Belmont University is hosting Davis Cup tennis matches this week, marking the return of one of the sports premier showcases to Nashville for the first time in 40 years. In 1978, professional tennis was more popular and the participants more noteworthy, but it was off-the-court clashes which earned the event international attention.
A CBS Nightly News broadcast from the era shows Walter Cronkite explain that “weeks of civil rights controversy” were approaching a climax at Vanderbilt where a Davis Cup competition featured American players against “those from a country that institutionalized racial discrimination — South Africa.”
Cronkite wasn’t the only journalist taking note of the protests which centered primarily on opposition to apartheid. Newspapers across the country carried the story and for some of the games protesters and media members outnumbered actual ticket holders.
In that same 1978 broadcast, Vanderbilt’s president Emmett Fields — who died in 2005 — justified the school hosting the games using a free speech argument. “If we yield by denying the rights of these visitors to the campus we will almost certainly be asked to yield in some other instance on some other issue,” he said.

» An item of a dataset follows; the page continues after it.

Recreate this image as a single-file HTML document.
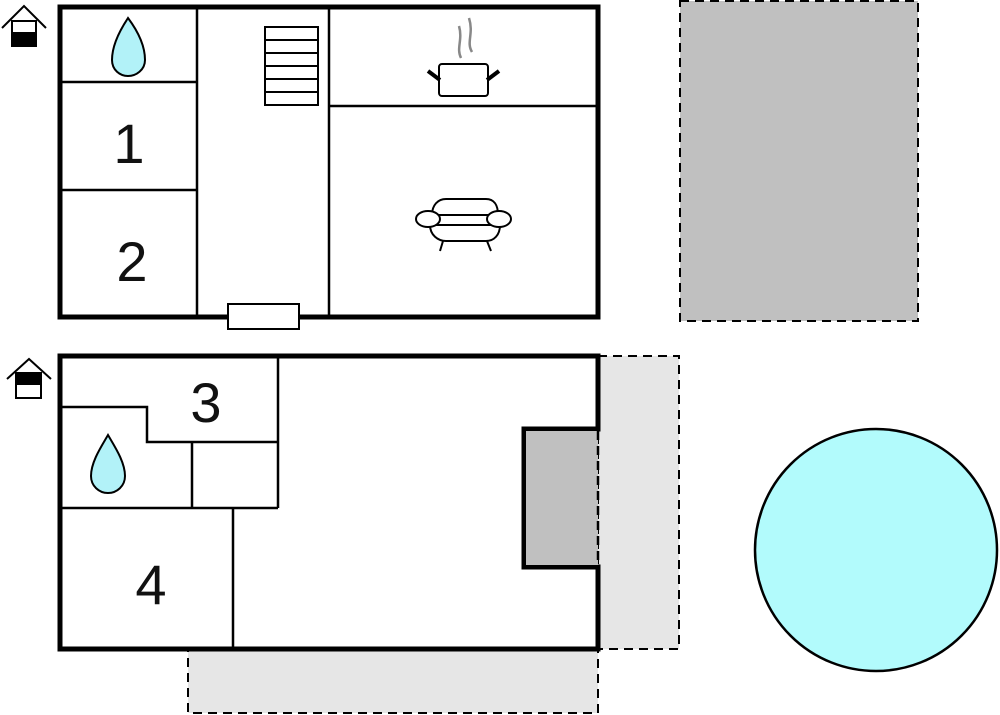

The leader of the NAACP at the time resented the comparison, saying a tennis match should not be equated with the “dissemination of ideas and ideals.”
Those same kinds of discussion around censorship are still playing out on campuses today most recently concerning white nationalists. And the players who decided to compete in 1978 and many of those who chose to attend echoed similar sentiments heard now in debates about the NFL. They wanted politics and sports to be kept separate.
The Davis Cup matches in Nashville would be the last to feature South African players until 1992, the year before apartheid officially ended.